WHAT TO WORK ON | Extract every line below that contains the word "this".

THE RECORDS |
* Begin *
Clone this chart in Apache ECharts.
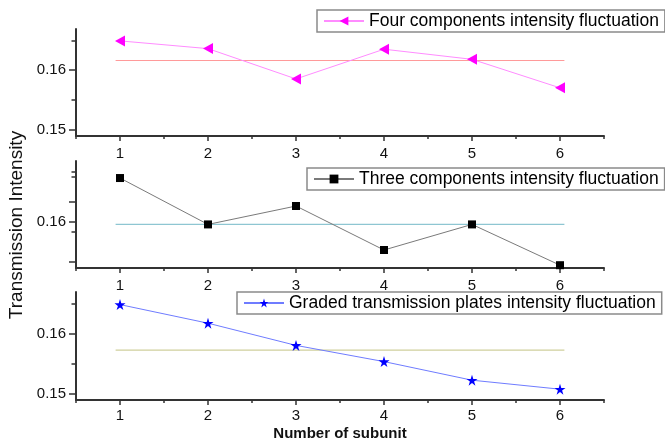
* End *
* Begin *
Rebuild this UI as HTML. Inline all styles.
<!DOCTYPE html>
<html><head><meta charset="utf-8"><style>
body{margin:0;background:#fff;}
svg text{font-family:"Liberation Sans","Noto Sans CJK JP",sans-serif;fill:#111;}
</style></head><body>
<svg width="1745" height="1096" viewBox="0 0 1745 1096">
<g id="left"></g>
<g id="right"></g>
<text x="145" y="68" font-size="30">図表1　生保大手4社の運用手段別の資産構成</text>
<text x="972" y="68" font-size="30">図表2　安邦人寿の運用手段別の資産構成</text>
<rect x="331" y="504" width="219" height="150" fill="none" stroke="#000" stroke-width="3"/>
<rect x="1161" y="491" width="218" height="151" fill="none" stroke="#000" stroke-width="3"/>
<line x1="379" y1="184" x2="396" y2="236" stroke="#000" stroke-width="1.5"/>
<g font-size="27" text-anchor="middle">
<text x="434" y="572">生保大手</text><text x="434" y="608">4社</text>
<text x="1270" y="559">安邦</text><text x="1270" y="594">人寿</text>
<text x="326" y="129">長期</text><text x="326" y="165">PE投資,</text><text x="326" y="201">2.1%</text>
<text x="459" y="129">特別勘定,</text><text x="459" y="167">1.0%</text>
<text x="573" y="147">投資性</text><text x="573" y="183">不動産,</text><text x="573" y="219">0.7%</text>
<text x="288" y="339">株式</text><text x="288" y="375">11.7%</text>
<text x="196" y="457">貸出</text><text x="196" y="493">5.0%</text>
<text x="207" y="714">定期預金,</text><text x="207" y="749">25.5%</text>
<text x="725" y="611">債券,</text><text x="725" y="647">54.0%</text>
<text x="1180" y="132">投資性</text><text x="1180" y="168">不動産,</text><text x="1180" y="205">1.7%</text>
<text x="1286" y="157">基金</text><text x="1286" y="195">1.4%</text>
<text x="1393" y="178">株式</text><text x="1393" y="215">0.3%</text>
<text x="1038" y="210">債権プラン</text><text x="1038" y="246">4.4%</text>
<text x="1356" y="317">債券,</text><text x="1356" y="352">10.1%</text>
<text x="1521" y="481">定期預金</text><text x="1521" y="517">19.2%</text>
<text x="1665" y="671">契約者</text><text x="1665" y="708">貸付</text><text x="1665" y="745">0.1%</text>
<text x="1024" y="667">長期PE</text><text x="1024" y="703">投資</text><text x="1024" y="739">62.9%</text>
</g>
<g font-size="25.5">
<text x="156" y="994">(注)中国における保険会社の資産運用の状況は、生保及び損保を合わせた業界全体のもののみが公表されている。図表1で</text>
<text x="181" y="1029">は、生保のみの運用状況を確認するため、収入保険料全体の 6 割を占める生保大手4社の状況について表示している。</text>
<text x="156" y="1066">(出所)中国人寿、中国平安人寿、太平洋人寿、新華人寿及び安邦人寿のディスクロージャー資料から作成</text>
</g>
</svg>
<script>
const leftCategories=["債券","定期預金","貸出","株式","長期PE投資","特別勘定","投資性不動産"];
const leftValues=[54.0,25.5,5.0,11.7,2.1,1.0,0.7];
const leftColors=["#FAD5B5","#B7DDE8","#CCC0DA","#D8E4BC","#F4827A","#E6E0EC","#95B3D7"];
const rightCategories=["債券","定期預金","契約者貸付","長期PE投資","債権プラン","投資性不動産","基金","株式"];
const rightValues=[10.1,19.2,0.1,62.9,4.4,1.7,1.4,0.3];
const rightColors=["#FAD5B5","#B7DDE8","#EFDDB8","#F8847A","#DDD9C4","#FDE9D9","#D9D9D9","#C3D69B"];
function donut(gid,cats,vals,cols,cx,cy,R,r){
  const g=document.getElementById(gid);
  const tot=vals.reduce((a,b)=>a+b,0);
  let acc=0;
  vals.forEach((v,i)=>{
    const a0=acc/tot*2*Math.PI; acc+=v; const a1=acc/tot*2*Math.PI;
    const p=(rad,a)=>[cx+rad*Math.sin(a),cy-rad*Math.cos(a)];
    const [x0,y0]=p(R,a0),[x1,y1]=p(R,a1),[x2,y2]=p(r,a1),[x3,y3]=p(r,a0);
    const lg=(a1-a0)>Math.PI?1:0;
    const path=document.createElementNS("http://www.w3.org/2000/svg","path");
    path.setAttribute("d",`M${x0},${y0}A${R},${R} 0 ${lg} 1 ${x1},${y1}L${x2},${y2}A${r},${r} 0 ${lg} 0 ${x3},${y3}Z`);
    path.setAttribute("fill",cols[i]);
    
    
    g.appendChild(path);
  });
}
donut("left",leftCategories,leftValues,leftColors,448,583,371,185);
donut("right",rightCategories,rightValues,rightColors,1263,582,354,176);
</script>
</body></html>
* End *
IN RESPONSE |
Clone this chart in Apache ECharts.
Rebuild this UI as HTML. Inline all styles.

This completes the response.